Defector blasts tourists to N. Korea, asks why U.S. failed to stop genocide abroad

Special to WorldTribune.com

By Donald Kirk, East-Asia-Intel.com

WASHINGTON — Shin Dong-Hyuk has an unequivocal message for anyone contemplating a trip to North Korea: Don’t go, you’re only aiding and abetting a money-hungry regime.

Shin, who remains the only person to have escaped from North Korea’s notorious Camp 14, offered that blunt view at a session staged here by the Foreign Policy Initiative, a moderately conservative think tank. In a conversation interpreted by Henry Song of Suzanne Scholte’s Defense Forum Foundation, Shin said that he’d been known to have “cussed out the people who go into North Korea as tourists.”

Shin Dong-Hyuk has encountered apathy in Seoul about horrific conditions in his homeland of North Korea.

Shin’s remarks may seem somewhat harsh, but he offered scathing comments that get at the heart of the issues and questions surrounding my own trips there. He had “heard a lot of Europeans, and some from the United States” had gone, he said, taken on guided tours as if “they’re visiting a zoo looking at the animals.” Tourists “go with fascination” but “cannot hear the cries of the people who are suffering.” Visitors need to know, he warned, that the money they spend on trips to North Korea goes into the coffers of the ruling elite.

If the message is tough, no one denies that visitors to North Korea go nowhere near the camps. On a 12-day visit in July, I was never out of sight of a tour guide other than to wander around the cavernous lobbies of the hotels where we were staying. The only conversations anyone had were with people reciting from carefully prepared scripts and notes.

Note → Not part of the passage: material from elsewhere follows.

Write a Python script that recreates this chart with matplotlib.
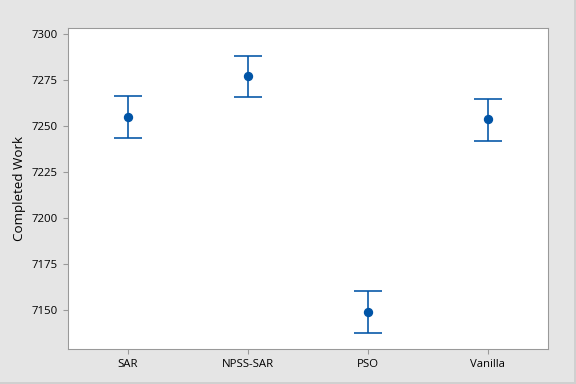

It’s not hard to see why Shin looks with revulsion on such displays. He recounted indescribable suffering as vividly as when I first met him at the Seoul Forum Correspondents’ Club more than five years ago. Shin by that time had put down his experiences in a manuscript in Korean that later formed the basis for Blaine Harden’s book — “Escape from Camp 14.”

Shin, 24 then, is 30 now. He wears a striped necktie, white shirt and a blazer, all of which make him appear like a Korean office worker, not a defector who was born in the camp from which he escaped at the age of 23. Although it’s difficult to connect his latter-day image with his appearance years ago, his description of all that he endured has not changed.

“Our meal was corn-based with insects and rats to supplement our diet,” he said. “We never doubted this sort of existence. For me it was an acceptable thing to do.” If an inmate “wanted to catch a rat and eat it, he had to go to the prison guard for permission.” The word of the guard was law: “The guard would order the rat to be eaten in front of us. For all of us, it was an acceptable thing. Any time an inmate disobeyed the rules, punishment depended on the mood of the guard. We were denied food, severely beaten — or publicly executed.”

The memories remain as fresh to Shin today as they were when he got out of the camp in 2005, breaking through an electrified fence. As a celebrity, the central character in a sensational book, Shin has grown accustomed to foreign lifestyles, foreign food and the fame that his story has brought him but cannot get over the indifference he finds to the horrors of life in the North Korean system.

Shin senses “among the young generation in South Korea there’s been a slow change in the way they view human rights in North Korea” but believes the government and politicians in the national assembly “show no interest.” He decided to speak out before foreign audiences after finding “no possibility of hope or concern about North Korea” in South Korea.

Shin appeals to American audiences with comparisons to the slaughter of six million Jews during the holocaust in Europe that ended only with the defeat of Nazi Germany. On a visit this week to the Holocaust Museum across the mall from where he was talking, he said he had had to deal with “the question of why, when we knew about the existence of the camps, did we not bomb the railways to the camps.”

That’s a question that haunts Americans even though most people were born after the war had ended. If the U.S. government was aware of the program of genocide ordered by Adolf Hitler, why did U.S. warplanes fail to cut off access to the camps? One answer has always been that the U.S. first had to wage war against the German army and did not have the resources. In fact, however, destruction of the infrastructure surrounding the Nazi prison camps would have been only a minor diversion.

The United States in the years since then has missed numerous chances to stop the slaughter of millions. Shin cites the period of the Khmer Rouge slaughter in Cambodia in the late 1970s in which two million people were killed. “What did we do,” he asked rhetorically. “Even in Kosovo, when tens of thousands were getting killed, did we take action?”

Shin’s mission now is “not to shed tears for those who have died but to save the people who might get killed.” Otherwise, he believes, “the process will be repeated over and over again.” The lesson is basic — those who ignore history are bound to repeat it.